Economics is still the dismal science for most educated Americans. It remains so despite the guys-and-dolls jargon of the risk-money side of the profession: greenmail, white knights, Ivan the Terrible, poison pills, golden parachutes, snake in the tunnel.
It remains so despite TV network simplifiers who use Barbie dolls, Monopoly paper money, piggy banks, scales and other props to try to explain the dismal world--the falling dollar, trade deficits, inflation, deflation, Third World debt. (I'm still waiting for some network financial pundit to stick pins into Barbie to explain voodoo economics.) Even such Laffer-a-minute punsters as Louis Rukeyser on the tube and Alan Abelson and Herb Stein in print often presume too much advance knowledge on the part of their audience. The latter are likely to be amused without being further educated.
Given this track record, it is extraordinary that William Greider has been able to make America's central bank, the Federal Reserve, and the long historic battle of American populism versus Wall Street come dramatically to life in this massive book.
In case you've forgotten, Greider is the former Washington Post assistant managing editor who plied David Stockman with breakfast coffee that acted like truth serum. Out of their long conversations came an Atlantic Monthly article and a book that rocked the economic composure of the Reagan Administration. It indicated that for some White House advisers Reaganomics was more about tax relief than cutting back federal government.
Greider has since switched to writing for Rolling Stone magazine. But this book belongs in the same category as two exposes by his former Washington Post colleague Bob Woodward. Where Woodward took American readers breathlessly inside those other temples of secrecy, the Supreme Court and the CIA, Greider penetrates a temple he would argue was even more subtly beyond the control of voters.
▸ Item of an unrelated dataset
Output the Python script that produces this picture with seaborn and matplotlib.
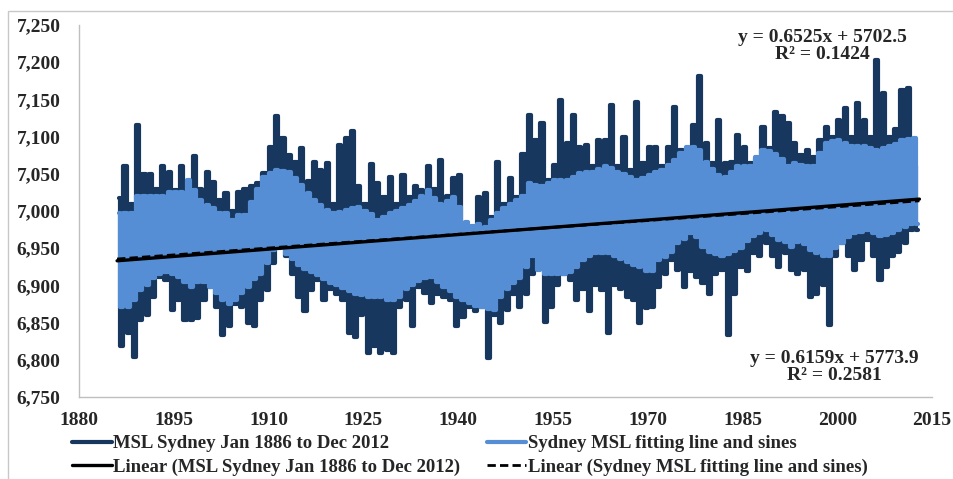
import numpy as np
import pandas as pd
import matplotlib
matplotlib.use("Agg")
import matplotlib.pyplot as plt
import seaborn as sns
from matplotlib.patches import Rectangle
from matplotlib.ticker import FuncFormatter

years = np.arange(1886, 2013)

msl_high = [
    7017, 7060, 7010, 7116, 7050, 7050, 7030, 7060, 7053, 7028,
    7060, 7040, 7074, 7030, 7052, 7039, 7015, 7024, 7000, 7026,
    7030, 7033, 7037, 7051, 7086, 7128, 7098, 7075, 7066, 7084,
    7040, 7066, 7055, 7064, 7010, 7089, 7098, 7108, 7033, 7010,
    7063, 7037, 7019, 7046, 7010, 7048, 7019, 7033, 7028, 7060,
    7030, 7069, 7020, 7044, 7048, 6981, 6978, 7019, 7024, 6992,
    7066, 7010, 7044, 7019, 7077, 7129, 7096, 7118, 7042, 7062,
    7149, 7091, 7129, 7086, 7089, 7060, 7096, 7096, 7142, 7060,
    7100, 7055, 7147, 7064, 7086, 7086, 7060, 7086, 7140, 7082,
    7080, 7115, 7181, 7091, 7065, 7122, 7064, 7066, 7102, 7086,
    7065, 7070, 7113, 7085, 7133, 7127, 7118, 7091, 7075, 7082,
    7073, 7095, 7113, 7100, 7122, 7138, 7100, 7145, 7122, 7100,
    7203, 7158, 7100, 7110, 7163, 7165, 7060,
]
msl_low = [
    6818, 6836, 6804, 6854, 6860, 6885, 6912, 6907, 6867, 6880,
    6854, 6854, 6856, 6880, 6898, 6871, 6833, 6845, 6875, 6871,
    6849, 6845, 6880, 6894, 6930, 6952, 6939, 6916, 6885, 6865,
    6894, 6907, 6880, 6895, 6889, 6880, 6836, 6831, 6860, 6809,
    6818, 6809, 6813, 6809, 6871, 6880, 6845, 6898, 6890, 6876,
    6889, 6885, 6880, 6845, 6858, 6871, 6866, 6871, 6802, 6860,
    6849, 6867, 6889, 6871, 6889, 6916, 6939, 6851, 6871, 6900,
    6916, 6907, 6880, 6895, 6865, 6900, 6894, 6836, 6900, 6895,
    6885, 6880, 6849, 6870, 6871, 6898, 6916, 6934, 6921, 6898,
    6920, 6912, 6903, 6889, 6915, 6921, 6833, 6889, 6925, 6920,
    6943, 6940, 6957, 6940, 6925, 6943, 6921, 6916, 6921, 6885,
    6889, 6900, 6847, 6939, 6957, 6940, 6921, 6934, 6961, 6940,
    6907, 6925, 6939, 6945, 6957, 6974, 6974,
]

# fitting line and sines, yearly high / low
fit_high = [
    6997, 6997, 6997, 7020, 7020, 7020, 7020, 7020, 7026, 7026,
    7026, 7042, 7028, 7015, 7008, 7004, 6997, 6997, 6988, 6995,
    6995, 7012, 7030, 7046, 7051, 7055, 7054, 7053, 7044, 7035,
    7024, 7015, 7008, 7001, 6997, 6998, 7001, 7004, 7006, 7000,
    6996, 6988, 6992, 6997, 7000, 7004, 7008, 7013, 7020, 7028,
    7018, 7010, 7014, 7019, 7005, 6985, 6980, 6982, 6979, 6988,
    6997, 7004, 7010, 7015, 7020, 7037, 7035, 7033, 7038, 7042,
    7042, 7042, 7046, 7051, 7052, 7053, 7056, 7060, 7058, 7053,
    7050, 7046, 7042, 7044, 7048, 7053, 7055, 7062, 7069, 7078,
    7086, 7086, 7082, 7066, 7056, 7048, 7046, 7053, 7060, 7060,
    7060, 7072, 7082, 7080, 7077, 7070, 7060, 7064, 7062, 7060,
    7060, 7078, 7091, 7094, 7096, 7092, 7087, 7087, 7087, 7085,
    7082, 7085, 7087, 7090, 7096, 7097, 7098,
]
fit_low = [
    6871, 6871, 6880, 6894, 6900, 6910, 6916, 6918, 6916, 6912,
    6905, 6898, 6905, 6905, 6898, 6890, 6880, 6875, 6880, 6890,
    6898, 6908, 6916, 6930, 6948, 6950, 6942, 6936, 6928, 6922,
    6918, 6914, 6908, 6903, 6900, 6897, 6893, 6889, 6887, 6885,
    6884, 6885, 6880, 6880, 6885, 6895, 6900, 6906, 6910, 6912,
    6905, 6898, 6892, 6885, 6880, 6876, 6873, 6871, 6869, 6867,
    6885, 6895, 6903, 6910, 6925, 6939, 6921, 6916, 6916, 6916,
    6916, 6918, 6925, 6934, 6940, 6943, 6943, 6943, 6940, 6935,
    6932, 6928, 6925, 6920, 6920, 6934, 6938, 6945, 6957, 6962,
    6970, 6965, 6952, 6945, 6942, 6939, 6942, 6946, 6950, 6960,
    6966, 6970, 6974, 6968, 6961, 6958, 6952, 6958, 6955, 6948,
    6943, 6940, 6940, 6950, 6957, 6965, 6970, 6972, 6974, 6970,
    6966, 6968, 6970, 6975, 6979, 6982, 6983,
]

# Excel trendlines
trend_msl = (0.6525, 5702.5, 0.1424)
trend_fit = (0.6159, 5773.9, 0.2581)

lbl_msl = "MSL Sydney Jan 1886 to Dec 2012"
lbl_fit = "Sydney MSL fitting line and sines"

dark = "#17375E"
light = "#558ED5"

# high/low within each year
t = np.column_stack((years + 0.25, years + 0.75)).ravel()
df = pd.concat([
    pd.DataFrame({"t": t, "v": np.column_stack((msl_high, msl_low)).ravel(), "s": lbl_msl}),
    pd.DataFrame({"t": t, "v": np.column_stack((fit_high, fit_low)).ravel(), "s": lbl_fit}),
])

sns.set_theme(style="white")
plt.rcParams["font.family"] = ["Liberation Serif", "DejaVu Serif"]
plt.rcParams["font.weight"] = "bold"

fig = plt.figure(figsize=(9.54, 4.79), dpi=100)
ax = fig.add_axes([0.083, 0.171, 0.894, 0.777])

sns.lineplot(data=df[df.s == lbl_msl], x="t", y="v", ax=ax, color=dark, lw=3.0,
             estimator=None, sort=False, drawstyle="steps-mid", label=lbl_msl)
sns.lineplot(data=df[df.s == lbl_fit], x="t", y="v", ax=ax, color=light, lw=3.0,
             estimator=None, sort=False, drawstyle="steps-mid", label=lbl_fit)

xt = np.array([years[0], years[-1] + 1])
ax.plot(xt, trend_msl[0] * xt + trend_msl[1], color="black", lw=2.4,
        label="Linear (" + lbl_msl + ")")
ax.plot(xt, trend_fit[0] * xt + trend_fit[1], color="black", lw=2.0, dashes=(3, 1.5),
        label="Linear (" + lbl_fit + ")")

ax.text(0.871, 0.943, f"y = {trend_msl[0]}x + {trend_msl[1]}\nR² = {trend_msl[2]}",
        transform=ax.transAxes, ha="center", va="center", fontsize=14,
        fontweight="bold", linespacing=1.0)
ax.text(0.885, 0.08, f"y = {trend_fit[0]}x + {trend_fit[1]}\nR² = {trend_fit[2]}",
        transform=ax.transAxes, ha="center", va="center", fontsize=14,
        fontweight="bold", linespacing=1.0)

ax.set_xlim(1880, 2015)
ax.set_ylim(6750, 7250)
ax.set_xticks(np.arange(1880, 2016, 15))
ax.set_yticks(np.arange(6750, 7251, 50))
ax.yaxis.set_major_formatter(FuncFormatter(lambda v, p: f"{v:,.0f}"))
ax.tick_params(axis="both", length=0, labelsize=14)
ax.tick_params(axis="y", pad=13.5)
ax.tick_params(axis="x", pad=11)
for lab in ax.get_xticklabels() + ax.get_yticklabels():
    lab.set_fontweight("bold")
ax.set_xlabel("")
ax.set_ylabel("")
for side in ["top", "right"]:
    ax.spines[side].set_visible(False)
for side in ["left", "bottom"]:
    ax.spines[side].set_color("#BFBFBF")
    ax.spines[side].set_linewidth(1)

handles, labels = ax.get_legend_handles_labels()
ax.legend_.remove()
order = [0, 2, 1, 3]
fig.legend([handles[i] for i in order], [labels[i] for i in order], ncol=2,
           loc="lower left", bbox_to_anchor=(0.058, -0.029), frameon=False,
           handlelength=2.1, handletextpad=0.1, columnspacing=1.4, labelspacing=0.35,
           prop={"weight": "bold", "size": 13.5})

fig.patches.append(Rectangle((8 / 954, -0.05), 1.2, 1.05 - 11 / 479, transform=fig.transFigure,
                             fill=False, edgecolor="#C8C8C8", lw=1))

fig.savefig("out.png", dpi=100)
Americans certainly deserve to know how all of the machinery of their government really works. But in this work, as in Woodward's Supreme Court penetration, there are flaws. Greider has done a thorough research job. He has interviewed many of the principal characters of the Volcker era. He has been at pains to re-create the action as only an omniscient New Journalist can. He has done a superb job of clarifying the basic economic equations of monetary and fiscal policy. Through much--but not all--of the book he has tried to present opposing views of each economic move by the Fed or White House. And yet the overall effect resembles what the French say of their high school graduates: that they know everything--but nothing else.
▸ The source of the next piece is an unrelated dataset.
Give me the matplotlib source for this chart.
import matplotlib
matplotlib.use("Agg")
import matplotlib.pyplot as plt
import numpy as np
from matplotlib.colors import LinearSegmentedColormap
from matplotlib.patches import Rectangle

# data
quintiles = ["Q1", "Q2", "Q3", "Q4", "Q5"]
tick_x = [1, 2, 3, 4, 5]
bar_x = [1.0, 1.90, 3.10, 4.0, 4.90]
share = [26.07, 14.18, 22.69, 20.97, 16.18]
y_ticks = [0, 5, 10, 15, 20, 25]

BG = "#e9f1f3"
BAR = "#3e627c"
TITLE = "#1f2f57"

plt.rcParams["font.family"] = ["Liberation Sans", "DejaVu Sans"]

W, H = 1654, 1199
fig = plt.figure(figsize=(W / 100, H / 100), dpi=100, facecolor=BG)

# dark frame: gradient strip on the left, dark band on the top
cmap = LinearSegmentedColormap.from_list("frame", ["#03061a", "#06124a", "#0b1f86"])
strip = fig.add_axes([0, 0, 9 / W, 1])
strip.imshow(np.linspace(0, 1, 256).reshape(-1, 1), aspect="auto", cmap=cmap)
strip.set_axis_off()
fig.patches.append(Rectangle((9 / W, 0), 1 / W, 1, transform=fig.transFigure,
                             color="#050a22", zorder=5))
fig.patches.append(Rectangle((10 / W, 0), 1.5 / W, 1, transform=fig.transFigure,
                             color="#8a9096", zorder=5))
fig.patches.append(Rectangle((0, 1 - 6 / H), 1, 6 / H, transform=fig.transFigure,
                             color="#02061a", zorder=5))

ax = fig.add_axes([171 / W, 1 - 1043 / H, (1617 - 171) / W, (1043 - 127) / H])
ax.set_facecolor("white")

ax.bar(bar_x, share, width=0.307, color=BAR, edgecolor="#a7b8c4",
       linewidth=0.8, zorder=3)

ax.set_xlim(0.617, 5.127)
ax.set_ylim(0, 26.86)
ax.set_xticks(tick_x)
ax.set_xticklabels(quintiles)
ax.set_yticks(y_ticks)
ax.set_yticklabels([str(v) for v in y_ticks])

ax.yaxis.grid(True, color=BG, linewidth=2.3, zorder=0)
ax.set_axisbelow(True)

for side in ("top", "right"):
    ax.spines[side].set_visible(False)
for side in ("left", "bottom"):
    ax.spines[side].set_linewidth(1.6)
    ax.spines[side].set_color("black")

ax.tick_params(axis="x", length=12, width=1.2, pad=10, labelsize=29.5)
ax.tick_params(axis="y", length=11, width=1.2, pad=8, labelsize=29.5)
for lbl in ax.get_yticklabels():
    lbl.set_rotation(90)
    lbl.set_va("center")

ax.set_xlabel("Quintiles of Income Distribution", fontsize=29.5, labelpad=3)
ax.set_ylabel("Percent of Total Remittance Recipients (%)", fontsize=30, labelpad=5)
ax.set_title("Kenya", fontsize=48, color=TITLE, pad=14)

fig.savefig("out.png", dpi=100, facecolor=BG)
Basically, Greider starts by giving you the impression he is hitting a clean single to center field. Actually he is stretching for an inside-the-park homer. The single is in his behind-closed-doors narrative drama that starts with Jimmy Carter's reluctant appointment of Paul Volcker, the Calvinist Catholic keeper of the nation's financial conscience. The narrative runs through the Volcker/Ronald Reagan era, with its great bull market, conservative rhetoric and massive deficits.
It soon becomes apparent that Greider is pulling his hit to left of center. And he is heading beyond first base.
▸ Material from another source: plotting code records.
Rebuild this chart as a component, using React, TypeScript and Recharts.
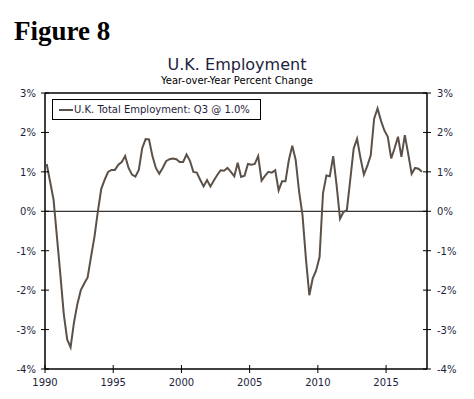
import React from 'react';
import { LineChart, Line, XAxis, YAxis, ReferenceLine } from 'recharts';

// Q1 1990 .. Q3 2017, year-over-year % change in UK total employment
const startYear = 1990;
const employment = [
  1.2, 0.75, 0.3, -0.65,
  -1.6, -2.6, -3.25, -3.45,
  -2.82, -2.35, -2.0, -1.83,
  -1.68, -1.15, -0.65, 0.0,
  0.57, 0.8, 1.0, 1.05,
  1.05, 1.18, 1.25, 1.4,
  1.1, 0.93, 0.88, 1.05,
  1.6, 1.83, 1.82, 1.4,
  1.1, 0.95, 1.1, 1.27,
  1.32, 1.34, 1.32, 1.25,
  1.25, 1.44, 1.28, 1.0,
  0.98, 0.8, 0.63, 0.79,
  0.63, 0.78, 0.92, 1.04,
  1.03, 1.1, 1.0, 0.89,
  1.23, 0.87, 0.9, 1.2,
  1.18, 1.2, 1.4, 0.78,
  0.9, 1.0, 0.98, 1.04,
  0.53, 0.76, 0.76, 1.3,
  1.66, 1.3, 0.5, -0.1,
  -1.2, -2.13, -1.7, -1.5,
  -1.16, 0.45, 0.91, 0.89,
  1.4, 0.66, -0.19, -0.02,
  0.03, 0.8, 1.59, 1.84,
  1.35, 0.93, 1.15, 1.42,
  2.35, 2.61, 2.3, 2.05,
  1.89, 1.34, 1.6, 1.89,
  1.38, 1.93, 1.45, 0.95,
  1.1, 1.08, 1.0,
];
const xTicks = [1990, 1995, 2000, 2005, 2010, 2015];
const yTicks = [-4, -3, -2, -1, 0, 1, 2, 3];

const data = employment.map((v, i) => ({ t: startYear + (i + 0.5) / 4, v }));

const ink = '#1e1e3c';
const font = '"DejaVu Sans", Verdana, sans-serif';

const XTick = ({ x, y, payload }: any) => (
  <g>
    <line x1={x} x2={x} y1={y - 4} y2={y + 4} stroke="#000" />
    <text x={x} y={y + 17} textAnchor="middle" fontSize={10} fill={ink} fontFamily={font}>{payload.value}</text>
  </g>
);

const YTickL = ({ x, y, payload }: any) => (
  <g>
    <line x1={x - 4} x2={x + 4} y1={y} y2={y} stroke="#000" />
    <text x={x - 9} y={y + 4} textAnchor="end" fontSize={10} fill={ink} fontFamily={font}>{payload.value}%</text>
  </g>
);

const YTickR = ({ x, y, payload }: any) => (
  <g>
    <line x1={x - 4} x2={x + 4} y1={y} y2={y} stroke="#000" />
    <text x={x + 10} y={y + 4} textAnchor="start" fontSize={10} fill={ink} fontFamily={font}>{payload.value}%</text>
  </g>
);

export default function App() {
  return (
    <div style={{ position: 'absolute', left: 0, top: 0, width: 474, height: 399, background: '#fff', fontFamily: font }}>
      <div style={{ position: 'absolute', left: 14, top: 16, fontFamily: '"Liberation Serif", serif', fontWeight: 'bold', fontSize: 27, lineHeight: '30px', color: '#000' }}>
        Figure 8
      </div>
      <div style={{ position: 'absolute', left: 0, width: 474, top: 56, textAlign: 'center', fontSize: 16, lineHeight: '18px', color: ink }}>
        U.K. Employment
      </div>
      <div style={{ position: 'absolute', left: 0, width: 474, top: 75, textAlign: 'center', fontSize: 10, lineHeight: '12px', color: '#000' }}>
        Year-over-Year Percent Change
      </div>
      <LineChart width={474} height={399} data={data} margin={{ top: 93, right: 0, bottom: 0, left: 0 }}>
        <XAxis
          dataKey="t"
          type="number"
          domain={[1990, 2018]}
          ticks={xTicks}
          height={30}
          tickSize={0}
          tickMargin={0}
          tickLine={false}
          axisLine={{ stroke: '#000', strokeWidth: 1.5 }}
          tick={<XTick />}
          allowDataOverflow
        />
        <YAxis
          yAxisId="l"
          domain={[-4, 3]}
          ticks={yTicks}
          width={45}
          tickSize={0}
          tickMargin={0}
          tickLine={false}
          axisLine={{ stroke: '#000', strokeWidth: 1.5 }}
          tick={<YTickL />}
          allowDataOverflow
        />
        <YAxis
          yAxisId="r"
          orientation="right"
          domain={[-4, 3]}
          ticks={yTicks}
          width={47}
          tickSize={0}
          tickMargin={0}
          tickLine={false}
          axisLine={{ stroke: '#000', strokeWidth: 1.5 }}
          tick={<YTickR />}
          allowDataOverflow
        />
        <ReferenceLine yAxisId="l" y={3} stroke="#000" strokeWidth={1.5} />
        <ReferenceLine yAxisId="l" y={0} stroke="#000" strokeWidth={1} />
        <Line
          yAxisId="l"
          dataKey="v"
          type="linear"
          stroke="#5b5148"
          strokeWidth={2}
          dot={false}
          isAnimationActive={false}
        />
      </LineChart>
      <div style={{ position: 'absolute', left: 52, top: 99, width: 209, height: 21, border: '1px solid #000', boxSizing: 'border-box', display: 'flex', alignItems: 'center', fontSize: 10, color: ink }}>
        <span style={{ display: 'inline-block', width: 14, height: 2, background: '#5b5148', marginLeft: 6, marginRight: 1 }} />
        <span>U.K. Total Employment: Q3 @ 1.0%</span>
      </div>
    </div>
  );
}
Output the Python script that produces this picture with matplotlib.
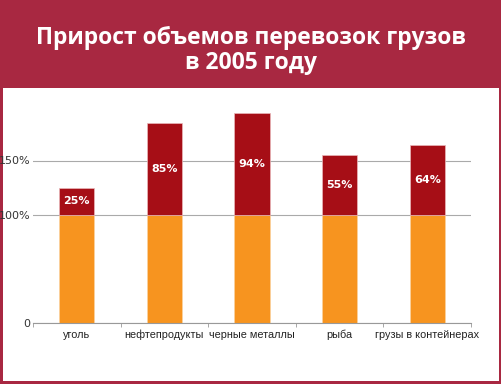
import numpy as np
import matplotlib.pyplot as plt
from matplotlib.patches import Rectangle

# данные
categories = ['уголь', 'нефтепродукты', 'черные металлы', 'рыба', 'грузы в контейнерах']
base = [100, 100, 100, 100, 100]
growth = [25, 85, 94, 55, 64]
growth_labels = ['25%', '85%', '94%', '55%', '64%']
ytick_vals = [0, 100, 150]
ytick_labels = ['0', '100%', '150%']

banner = '#a82841'
dark_red = '#a60e16'
orange = '#f7941f'

plt.rcParams['font.family'] = ['DejaVu Sans']

fig = plt.figure(figsize=(5.02, 3.84), dpi=100)
fig.patch.set_facecolor(banner)

# белая панель
fig.patches.append(Rectangle((3 / 502, 3 / 384), 496 / 502, 293 / 384,
                             transform=fig.transFigure, facecolor='white',
                             edgecolor='none', zorder=0))

fig.text(0.5, 0.868, 'Прирост объемов перевозок грузов\nв 2005 году',
         ha='center', va='center', color='white', fontsize=16.5,
         fontweight='bold', family='Open Sans', linespacing=1.05)

ax = fig.add_axes([33 / 502, 61 / 384, 438 / 502, 234 / 384])
ax.set_facecolor('none')
ax.set_zorder(2)

x = np.arange(len(categories))
ax.bar(x, base, width=0.4, color=orange, edgecolor='#fbd3a0', linewidth=0.5, zorder=3)
ax.bar(x, growth, bottom=base, width=0.4, color=dark_red, edgecolor='#e9b8ba',
       linewidth=0.5, zorder=3)

for xi, b, g, lab in zip(x, base, growth, growth_labels):
    ax.text(xi, b + g / 2, lab, ha='center', va='center', color='white',
            fontsize=8, fontweight='bold', zorder=4)

ax.set_xlim(-0.5, len(categories) - 0.5)
ax.set_ylim(0, 216)
ax.set_yticks(ytick_vals)
ax.set_yticklabels(ytick_labels, fontsize=8, color='#333333')
ax.set_xticks(x)
ax.set_xticklabels(categories, fontsize=7.8, color='#222222', family='Liberation Sans')
ax.set_xticks(np.arange(len(categories) + 1) - 0.5, minor=True)
ax.tick_params(axis='x', which='major', length=0, pad=5)
ax.tick_params(axis='x', which='minor', length=3, color='#999999', direction='out')
ax.tick_params(axis='y', length=0, pad=2)

ax.grid(axis='y', color='#aaaaaa', linewidth=0.8, zorder=1)
for s in ['top', 'right', 'left']:
    ax.spines[s].set_visible(False)
ax.spines['bottom'].set_color('#999999')
ax.spines['bottom'].set_zorder(5)

fig.savefig('out.png', dpi=100, facecolor=banner)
First, he uses the short period from 1979 to almost the present as an opportunity to draw lessons about the whole span of American economic history.
In the foreground we see Volcker cutting a swath through stagflation, turning one steering wheel of the dual-control federal vehicle toward money-supply austerity and causing deep recession, while supply-siders wrench the other steering wheel, the budget, toward a national binge and huge deficits and indebtedness. What Greider particularly wants us to see in this foreground is a redistribution of America's income. Where the New Deal redistributed income to blue-collar and no-collar Americans, in Greider's analysis the Reagan era diverted it back toward white-collar and black-tie America.
Behind the Volcker drama--in the near background--we catch glimpses of a parade stretching through American history. From Alexander Hamilton to Andrew Jackson and early banker-bashing populists; through the Gilt Age and its Robber Barons; then to the advent of the income tax; to Woodrow Wilson and the founding of the Federal Reserve; on to Roaring '20s moves to counter the progressivity of the income tax, the Depression, and the conversion of conservative Mormon banker Marriner Eccles to Keynesian government pump priming; to Nixon's initial surprise at finding that he couldn't control his first Fed chairman; and finally back to the crucial change in Fed targets and tactics under Volcker.